> **EXERCISE INSTRUCTIONS**: Filter the listing below, copying every line in which the word "matplotlib" appears.
>> start MATERIAL FOR THIS EXERCISE
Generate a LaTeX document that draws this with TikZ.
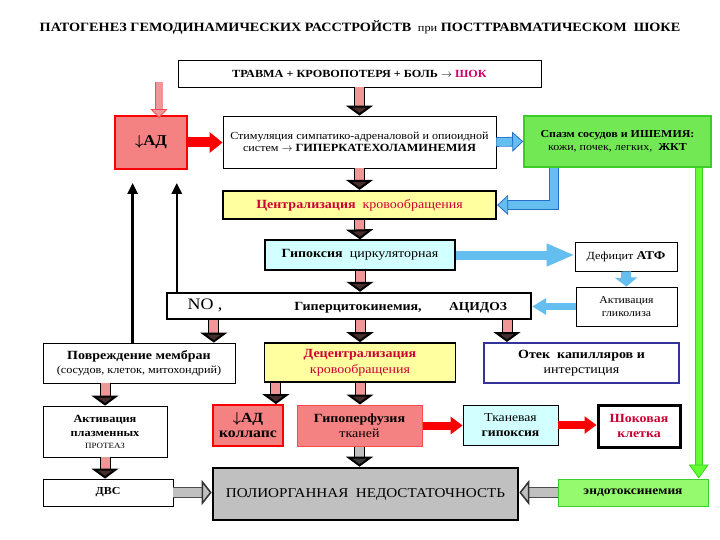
>> end MATERIAL FOR THIS EXERCISE
>> start MATERIAL FOR THIS EXERCISE
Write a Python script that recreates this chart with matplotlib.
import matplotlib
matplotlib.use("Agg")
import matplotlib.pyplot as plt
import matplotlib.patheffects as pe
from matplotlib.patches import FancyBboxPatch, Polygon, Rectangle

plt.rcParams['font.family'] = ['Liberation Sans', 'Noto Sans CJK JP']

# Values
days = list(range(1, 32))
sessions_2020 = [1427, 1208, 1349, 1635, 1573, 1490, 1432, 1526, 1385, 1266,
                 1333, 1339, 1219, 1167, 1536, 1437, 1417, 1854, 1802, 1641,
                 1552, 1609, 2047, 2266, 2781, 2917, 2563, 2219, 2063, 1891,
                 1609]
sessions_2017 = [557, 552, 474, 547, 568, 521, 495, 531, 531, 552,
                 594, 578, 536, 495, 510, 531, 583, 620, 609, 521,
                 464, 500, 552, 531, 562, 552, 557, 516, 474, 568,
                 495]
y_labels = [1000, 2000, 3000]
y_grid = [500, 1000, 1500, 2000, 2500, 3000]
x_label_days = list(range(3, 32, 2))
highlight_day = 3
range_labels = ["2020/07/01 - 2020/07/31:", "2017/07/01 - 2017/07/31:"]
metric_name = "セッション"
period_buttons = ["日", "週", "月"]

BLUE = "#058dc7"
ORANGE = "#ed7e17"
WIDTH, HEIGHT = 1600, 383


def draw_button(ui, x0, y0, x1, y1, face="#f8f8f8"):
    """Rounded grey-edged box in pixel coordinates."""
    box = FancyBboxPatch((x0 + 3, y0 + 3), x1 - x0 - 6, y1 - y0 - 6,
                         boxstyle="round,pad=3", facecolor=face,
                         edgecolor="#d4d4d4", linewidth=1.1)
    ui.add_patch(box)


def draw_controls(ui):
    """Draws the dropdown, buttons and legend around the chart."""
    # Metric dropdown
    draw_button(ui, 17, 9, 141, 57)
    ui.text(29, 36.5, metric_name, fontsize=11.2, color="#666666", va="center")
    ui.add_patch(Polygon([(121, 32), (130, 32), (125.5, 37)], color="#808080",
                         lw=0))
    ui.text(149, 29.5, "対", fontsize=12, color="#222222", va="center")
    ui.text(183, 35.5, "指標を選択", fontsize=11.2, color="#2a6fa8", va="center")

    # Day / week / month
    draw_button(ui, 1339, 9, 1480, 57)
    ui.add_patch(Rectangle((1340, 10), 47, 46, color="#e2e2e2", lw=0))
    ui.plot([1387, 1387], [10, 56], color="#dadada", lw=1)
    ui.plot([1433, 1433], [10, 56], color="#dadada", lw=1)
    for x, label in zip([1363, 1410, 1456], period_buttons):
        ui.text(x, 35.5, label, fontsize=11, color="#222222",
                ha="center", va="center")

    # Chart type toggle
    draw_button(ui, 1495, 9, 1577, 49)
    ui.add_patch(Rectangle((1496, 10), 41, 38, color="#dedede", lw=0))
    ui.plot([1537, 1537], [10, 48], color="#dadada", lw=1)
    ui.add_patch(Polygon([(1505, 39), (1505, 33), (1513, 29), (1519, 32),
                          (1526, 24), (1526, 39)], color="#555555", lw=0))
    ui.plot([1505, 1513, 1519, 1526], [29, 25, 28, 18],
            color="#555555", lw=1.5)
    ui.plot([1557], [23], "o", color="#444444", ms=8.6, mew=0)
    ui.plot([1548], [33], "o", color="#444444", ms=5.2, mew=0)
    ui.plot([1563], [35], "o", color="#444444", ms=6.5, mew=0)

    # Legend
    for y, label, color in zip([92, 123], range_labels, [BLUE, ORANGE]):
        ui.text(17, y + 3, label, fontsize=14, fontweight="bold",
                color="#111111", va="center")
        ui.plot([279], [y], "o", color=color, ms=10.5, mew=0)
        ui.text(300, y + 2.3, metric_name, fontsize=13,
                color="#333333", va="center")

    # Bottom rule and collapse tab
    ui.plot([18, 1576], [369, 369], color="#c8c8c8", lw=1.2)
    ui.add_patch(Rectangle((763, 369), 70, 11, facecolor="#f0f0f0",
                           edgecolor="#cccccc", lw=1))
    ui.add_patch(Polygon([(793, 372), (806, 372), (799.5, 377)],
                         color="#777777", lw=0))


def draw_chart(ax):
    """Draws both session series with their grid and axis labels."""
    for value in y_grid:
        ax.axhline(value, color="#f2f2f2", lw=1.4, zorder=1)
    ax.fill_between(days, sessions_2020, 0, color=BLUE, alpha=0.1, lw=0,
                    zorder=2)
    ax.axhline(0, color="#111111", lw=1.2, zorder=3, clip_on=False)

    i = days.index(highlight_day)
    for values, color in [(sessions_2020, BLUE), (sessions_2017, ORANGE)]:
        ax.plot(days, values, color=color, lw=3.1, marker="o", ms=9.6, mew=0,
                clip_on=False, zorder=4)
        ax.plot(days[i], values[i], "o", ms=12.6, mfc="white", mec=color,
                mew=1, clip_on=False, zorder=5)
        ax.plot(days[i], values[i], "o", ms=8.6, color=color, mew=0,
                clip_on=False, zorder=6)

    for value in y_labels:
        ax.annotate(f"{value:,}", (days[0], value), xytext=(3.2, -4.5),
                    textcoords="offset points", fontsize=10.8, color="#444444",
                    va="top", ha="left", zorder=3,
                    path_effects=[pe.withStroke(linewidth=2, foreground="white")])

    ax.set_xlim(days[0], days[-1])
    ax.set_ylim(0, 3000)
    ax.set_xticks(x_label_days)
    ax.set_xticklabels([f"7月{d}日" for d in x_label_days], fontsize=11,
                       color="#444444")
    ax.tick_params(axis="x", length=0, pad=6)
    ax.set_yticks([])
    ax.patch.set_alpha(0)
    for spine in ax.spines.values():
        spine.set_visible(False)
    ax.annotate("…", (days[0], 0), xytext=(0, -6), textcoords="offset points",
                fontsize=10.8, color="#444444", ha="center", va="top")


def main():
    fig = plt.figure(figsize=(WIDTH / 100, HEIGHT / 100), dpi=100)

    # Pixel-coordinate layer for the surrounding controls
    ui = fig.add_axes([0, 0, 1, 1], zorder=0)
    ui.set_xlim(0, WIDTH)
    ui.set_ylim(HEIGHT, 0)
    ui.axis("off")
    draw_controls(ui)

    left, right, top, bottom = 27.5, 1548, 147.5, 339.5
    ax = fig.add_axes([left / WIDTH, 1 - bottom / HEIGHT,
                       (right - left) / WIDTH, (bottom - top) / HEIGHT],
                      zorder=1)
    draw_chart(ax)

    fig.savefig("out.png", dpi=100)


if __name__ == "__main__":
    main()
>> end MATERIAL FOR THIS EXERCISE
> **CORRECT OUTPUT**:
Write a Python script that recreates this chart with matplotlib.
import matplotlib
matplotlib.use("Agg")
import matplotlib.pyplot as plt
import matplotlib.patheffects as pe
from matplotlib.patches import FancyBboxPatch, Polygon, Rectangle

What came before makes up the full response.